=== Information supplied ===

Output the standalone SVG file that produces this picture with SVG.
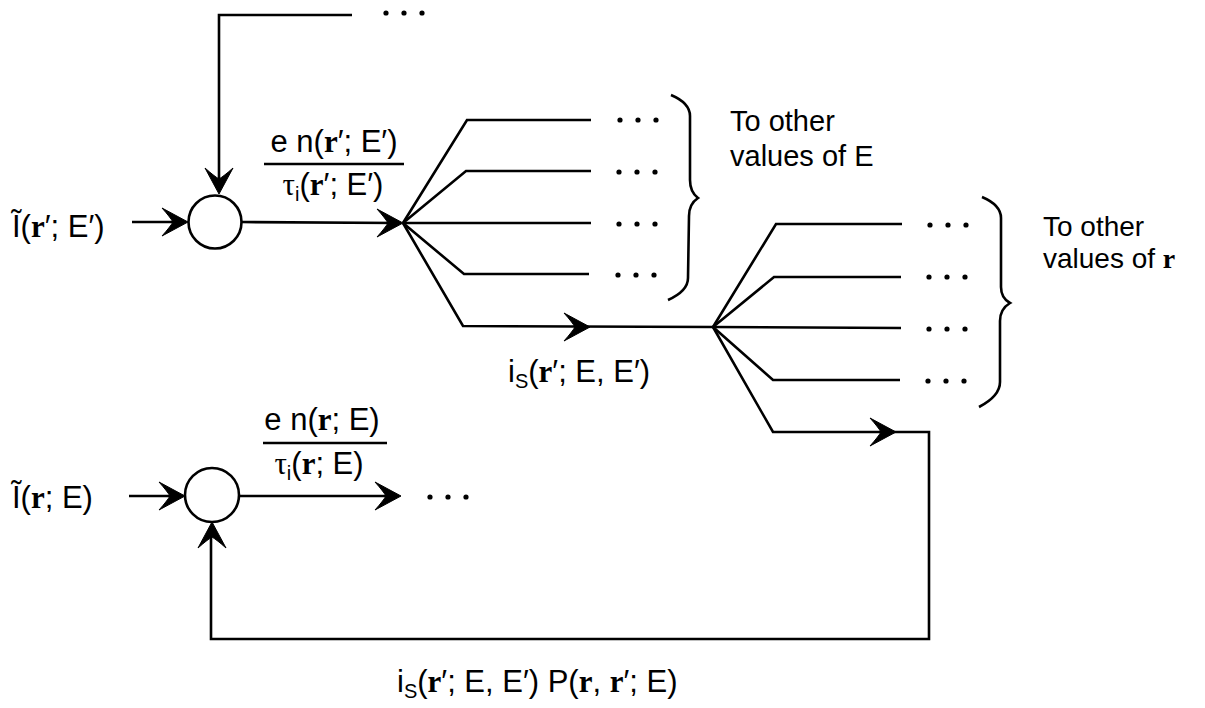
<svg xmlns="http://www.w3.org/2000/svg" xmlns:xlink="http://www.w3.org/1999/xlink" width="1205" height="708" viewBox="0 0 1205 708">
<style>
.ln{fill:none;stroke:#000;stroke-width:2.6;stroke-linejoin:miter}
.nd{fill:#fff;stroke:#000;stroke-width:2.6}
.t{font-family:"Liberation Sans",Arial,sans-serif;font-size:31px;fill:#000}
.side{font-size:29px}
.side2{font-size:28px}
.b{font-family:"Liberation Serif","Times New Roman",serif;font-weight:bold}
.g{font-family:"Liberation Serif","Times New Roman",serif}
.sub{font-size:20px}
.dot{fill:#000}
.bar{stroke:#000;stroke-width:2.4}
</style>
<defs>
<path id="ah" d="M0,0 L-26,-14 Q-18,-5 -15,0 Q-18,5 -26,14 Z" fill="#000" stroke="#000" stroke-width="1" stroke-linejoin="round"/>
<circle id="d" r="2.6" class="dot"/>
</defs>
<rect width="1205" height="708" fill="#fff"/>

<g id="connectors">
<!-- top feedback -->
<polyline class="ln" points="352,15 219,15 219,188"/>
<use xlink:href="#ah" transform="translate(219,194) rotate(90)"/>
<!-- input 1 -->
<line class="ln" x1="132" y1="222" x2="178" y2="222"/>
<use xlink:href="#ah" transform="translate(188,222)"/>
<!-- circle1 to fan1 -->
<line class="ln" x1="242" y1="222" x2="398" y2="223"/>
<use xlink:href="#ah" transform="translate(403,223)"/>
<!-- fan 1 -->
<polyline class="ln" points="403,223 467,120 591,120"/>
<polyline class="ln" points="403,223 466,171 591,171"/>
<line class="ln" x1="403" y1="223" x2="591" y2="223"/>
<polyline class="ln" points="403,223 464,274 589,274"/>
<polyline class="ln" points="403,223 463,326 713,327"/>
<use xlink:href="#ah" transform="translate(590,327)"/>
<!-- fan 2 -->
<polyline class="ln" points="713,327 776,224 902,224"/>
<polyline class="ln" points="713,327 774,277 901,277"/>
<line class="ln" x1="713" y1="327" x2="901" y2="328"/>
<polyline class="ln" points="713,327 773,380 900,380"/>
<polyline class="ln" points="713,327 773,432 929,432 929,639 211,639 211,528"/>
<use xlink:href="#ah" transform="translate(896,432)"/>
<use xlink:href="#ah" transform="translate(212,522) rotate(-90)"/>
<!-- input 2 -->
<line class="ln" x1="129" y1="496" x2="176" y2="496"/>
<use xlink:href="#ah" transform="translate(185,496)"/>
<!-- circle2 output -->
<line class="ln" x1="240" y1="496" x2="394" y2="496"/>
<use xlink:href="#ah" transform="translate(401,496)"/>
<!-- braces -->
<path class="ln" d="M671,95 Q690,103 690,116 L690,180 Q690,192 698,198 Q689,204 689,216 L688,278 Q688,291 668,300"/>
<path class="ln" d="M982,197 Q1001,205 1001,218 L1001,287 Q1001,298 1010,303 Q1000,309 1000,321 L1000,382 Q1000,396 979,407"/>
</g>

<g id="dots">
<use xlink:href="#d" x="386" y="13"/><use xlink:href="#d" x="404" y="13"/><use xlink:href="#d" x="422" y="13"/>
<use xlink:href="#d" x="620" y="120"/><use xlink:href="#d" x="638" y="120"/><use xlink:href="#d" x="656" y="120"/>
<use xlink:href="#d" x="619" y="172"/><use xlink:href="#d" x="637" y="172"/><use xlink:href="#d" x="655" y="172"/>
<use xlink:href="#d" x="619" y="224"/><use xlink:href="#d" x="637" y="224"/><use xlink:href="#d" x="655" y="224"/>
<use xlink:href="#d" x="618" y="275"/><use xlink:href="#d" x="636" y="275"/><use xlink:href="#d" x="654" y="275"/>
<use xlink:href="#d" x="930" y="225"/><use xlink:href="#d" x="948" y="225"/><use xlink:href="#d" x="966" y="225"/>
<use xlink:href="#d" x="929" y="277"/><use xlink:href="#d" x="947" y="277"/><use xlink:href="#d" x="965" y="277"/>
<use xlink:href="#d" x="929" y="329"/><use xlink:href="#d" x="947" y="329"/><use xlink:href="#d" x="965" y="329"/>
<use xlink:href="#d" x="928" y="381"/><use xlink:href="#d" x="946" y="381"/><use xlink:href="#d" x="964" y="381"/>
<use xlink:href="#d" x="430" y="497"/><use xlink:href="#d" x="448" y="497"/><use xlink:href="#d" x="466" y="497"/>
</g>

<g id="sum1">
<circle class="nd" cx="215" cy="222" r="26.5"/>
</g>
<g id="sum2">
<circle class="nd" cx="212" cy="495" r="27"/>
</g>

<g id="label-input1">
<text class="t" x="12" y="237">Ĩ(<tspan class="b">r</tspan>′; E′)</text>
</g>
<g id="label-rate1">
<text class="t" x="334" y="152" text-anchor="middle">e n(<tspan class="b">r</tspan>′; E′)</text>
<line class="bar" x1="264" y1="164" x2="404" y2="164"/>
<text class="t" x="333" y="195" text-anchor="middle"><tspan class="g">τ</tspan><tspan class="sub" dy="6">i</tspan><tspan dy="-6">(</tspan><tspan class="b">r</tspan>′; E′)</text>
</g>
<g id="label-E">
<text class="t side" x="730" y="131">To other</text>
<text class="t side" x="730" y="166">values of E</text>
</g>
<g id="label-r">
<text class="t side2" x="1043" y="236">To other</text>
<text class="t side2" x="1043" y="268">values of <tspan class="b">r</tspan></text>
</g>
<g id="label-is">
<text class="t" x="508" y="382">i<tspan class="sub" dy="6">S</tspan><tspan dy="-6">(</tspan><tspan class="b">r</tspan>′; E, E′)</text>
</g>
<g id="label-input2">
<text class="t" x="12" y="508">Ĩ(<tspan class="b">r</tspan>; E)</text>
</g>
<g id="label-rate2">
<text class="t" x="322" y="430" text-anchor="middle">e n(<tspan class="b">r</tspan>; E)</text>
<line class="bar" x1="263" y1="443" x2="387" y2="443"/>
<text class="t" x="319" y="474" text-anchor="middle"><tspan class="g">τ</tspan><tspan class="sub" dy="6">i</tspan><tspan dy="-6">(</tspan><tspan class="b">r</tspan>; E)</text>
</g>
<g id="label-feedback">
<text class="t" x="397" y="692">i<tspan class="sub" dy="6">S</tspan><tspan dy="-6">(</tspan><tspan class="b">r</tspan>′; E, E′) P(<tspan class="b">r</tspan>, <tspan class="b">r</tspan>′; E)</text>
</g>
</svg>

===

▸ **What the exercise asks**
Please set down each line of the data above exactly as written, without the pictures.

▸ **Solution below**
Output the standalone SVG file that produces this picture with SVG.
<svg xmlns="http://www.w3.org/2000/svg" xmlns:xlink="http://www.w3.org/1999/xlink" width="1205" height="708" viewBox="0 0 1205 708">
<style>
.ln{fill:none;stroke:#000;stroke-width:2.6;stroke-linejoin:miter}
.nd{fill:#fff;stroke:#000;stroke-width:2.6}
.t{font-family:"Liberation Sans",Arial,sans-serif;font-size:31px;fill:#000}
.side{font-size:29px}
.side2{font-size:28px}
.b{font-family:"Liberation Serif","Times New Roman",serif;font-weight:bold}
.g{font-family:"Liberation Serif","Times New Roman",serif}
.sub{font-size:20px}
.dot{fill:#000}
.bar{stroke:#000;stroke-width:2.4}
</style>
<defs>
<path id="ah" d="M0,0 L-26,-14 Q-18,-5 -15,0 Q-18,5 -26,14 Z" fill="#000" stroke="#000" stroke-width="1" stroke-linejoin="round"/>
<circle id="d" r="2.6" class="dot"/>
</defs>
<rect width="1205" height="708" fill="#fff"/>

<g id="connectors">
<!-- top feedback -->
<polyline class="ln" points="352,15 219,15 219,188"/>
<use xlink:href="#ah" transform="translate(219,194) rotate(90)"/>
<!-- input 1 -->
<line class="ln" x1="132" y1="222" x2="178" y2="222"/>
<use xlink:href="#ah" transform="translate(188,222)"/>
<!-- circle1 to fan1 -->
<line class="ln" x1="242" y1="222" x2="398" y2="223"/>
<use xlink:href="#ah" transform="translate(403,223)"/>
<!-- fan 1 -->
<polyline class="ln" points="403,223 467,120 591,120"/>
<polyline class="ln" points="403,223 466,171 591,171"/>
<line class="ln" x1="403" y1="223" x2="591" y2="223"/>
<polyline class="ln" points="403,223 464,274 589,274"/>
<polyline class="ln" points="403,223 463,326 713,327"/>
<use xlink:href="#ah" transform="translate(590,327)"/>
<!-- fan 2 -->
<polyline class="ln" points="713,327 776,224 902,224"/>
<polyline class="ln" points="713,327 774,277 901,277"/>
<line class="ln" x1="713" y1="327" x2="901" y2="328"/>
<polyline class="ln" points="713,327 773,380 900,380"/>
<polyline class="ln" points="713,327 773,432 929,432 929,639 211,639 211,528"/>
<use xlink:href="#ah" transform="translate(896,432)"/>
<use xlink:href="#ah" transform="translate(212,522) rotate(-90)"/>
<!-- input 2 -->
<line class="ln" x1="129" y1="496" x2="176" y2="496"/>
<use xlink:href="#ah" transform="translate(185,496)"/>
<!-- circle2 output -->
<line class="ln" x1="240" y1="496" x2="394" y2="496"/>
<use xlink:href="#ah" transform="translate(401,496)"/>
<!-- braces -->
<path class="ln" d="M671,95 Q690,103 690,116 L690,180 Q690,192 698,198 Q689,204 689,216 L688,278 Q688,291 668,300"/>
<path class="ln" d="M982,197 Q1001,205 1001,218 L1001,287 Q1001,298 1010,303 Q1000,309 1000,321 L1000,382 Q1000,396 979,407"/>
</g>

<g id="dots">
<use xlink:href="#d" x="386" y="13"/><use xlink:href="#d" x="404" y="13"/><use xlink:href="#d" x="422" y="13"/>
<use xlink:href="#d" x="620" y="120"/><use xlink:href="#d" x="638" y="120"/><use xlink:href="#d" x="656" y="120"/>
<use xlink:href="#d" x="619" y="172"/><use xlink:href="#d" x="637" y="172"/><use xlink:href="#d" x="655" y="172"/>
<use xlink:href="#d" x="619" y="224"/><use xlink:href="#d" x="637" y="224"/><use xlink:href="#d" x="655" y="224"/>
<use xlink:href="#d" x="618" y="275"/><use xlink:href="#d" x="636" y="275"/><use xlink:href="#d" x="654" y="275"/>
<use xlink:href="#d" x="930" y="225"/><use xlink:href="#d" x="948" y="225"/><use xlink:href="#d" x="966" y="225"/>
<use xlink:href="#d" x="929" y="277"/><use xlink:href="#d" x="947" y="277"/><use xlink:href="#d" x="965" y="277"/>
<use xlink:href="#d" x="929" y="329"/><use xlink:href="#d" x="947" y="329"/><use xlink:href="#d" x="965" y="329"/>
<use xlink:href="#d" x="928" y="381"/><use xlink:href="#d" x="946" y="381"/><use xlink:href="#d" x="964" y="381"/>
<use xlink:href="#d" x="430" y="497"/><use xlink:href="#d" x="448" y="497"/><use xlink:href="#d" x="466" y="497"/>
</g>

<g id="sum1">
<circle class="nd" cx="215" cy="222" r="26.5"/>
</g>
<g id="sum2">
<circle class="nd" cx="212" cy="495" r="27"/>
</g>

<g id="label-input1">
<text class="t" x="12" y="237">Ĩ(<tspan class="b">r</tspan>′; E′)</text>
</g>
<g id="label-rate1">
<text class="t" x="334" y="152" text-anchor="middle">e n(<tspan class="b">r</tspan>′; E′)</text>
<line class="bar" x1="264" y1="164" x2="404" y2="164"/>
<text class="t" x="333" y="195" text-anchor="middle"><tspan class="g">τ</tspan><tspan class="sub" dy="6">i</tspan><tspan dy="-6">(</tspan><tspan class="b">r</tspan>′; E′)</text>
</g>
<g id="label-E">
<text class="t side" x="730" y="131">To other</text>
<text class="t side" x="730" y="166">values of E</text>
</g>
<g id="label-r">
<text class="t side2" x="1043" y="236">To other</text>
<text class="t side2" x="1043" y="268">values of <tspan class="b">r</tspan></text>
</g>
<g id="label-is">
<text class="t" x="508" y="382">i<tspan class="sub" dy="6">S</tspan><tspan dy="-6">(</tspan><tspan class="b">r</tspan>′; E, E′)</text>
</g>
<g id="label-input2">
<text class="t" x="12" y="508">Ĩ(<tspan class="b">r</tspan>; E)</text>
</g>
<g id="label-rate2">
<text class="t" x="322" y="430" text-anchor="middle">e n(<tspan class="b">r</tspan>; E)</text>
<line class="bar" x1="263" y1="443" x2="387" y2="443"/>
<text class="t" x="319" y="474" text-anchor="middle"><tspan class="g">τ</tspan><tspan class="sub" dy="6">i</tspan><tspan dy="-6">(</tspan><tspan class="b">r</tspan>; E)</text>
</g>
<g id="label-feedback">
<text class="t" x="397" y="692">i<tspan class="sub" dy="6">S</tspan><tspan dy="-6">(</tspan><tspan class="b">r</tspan>′; E, E′) P(<tspan class="b">r</tspan>, <tspan class="b">r</tspan>′; E)</text>
</g>
</svg>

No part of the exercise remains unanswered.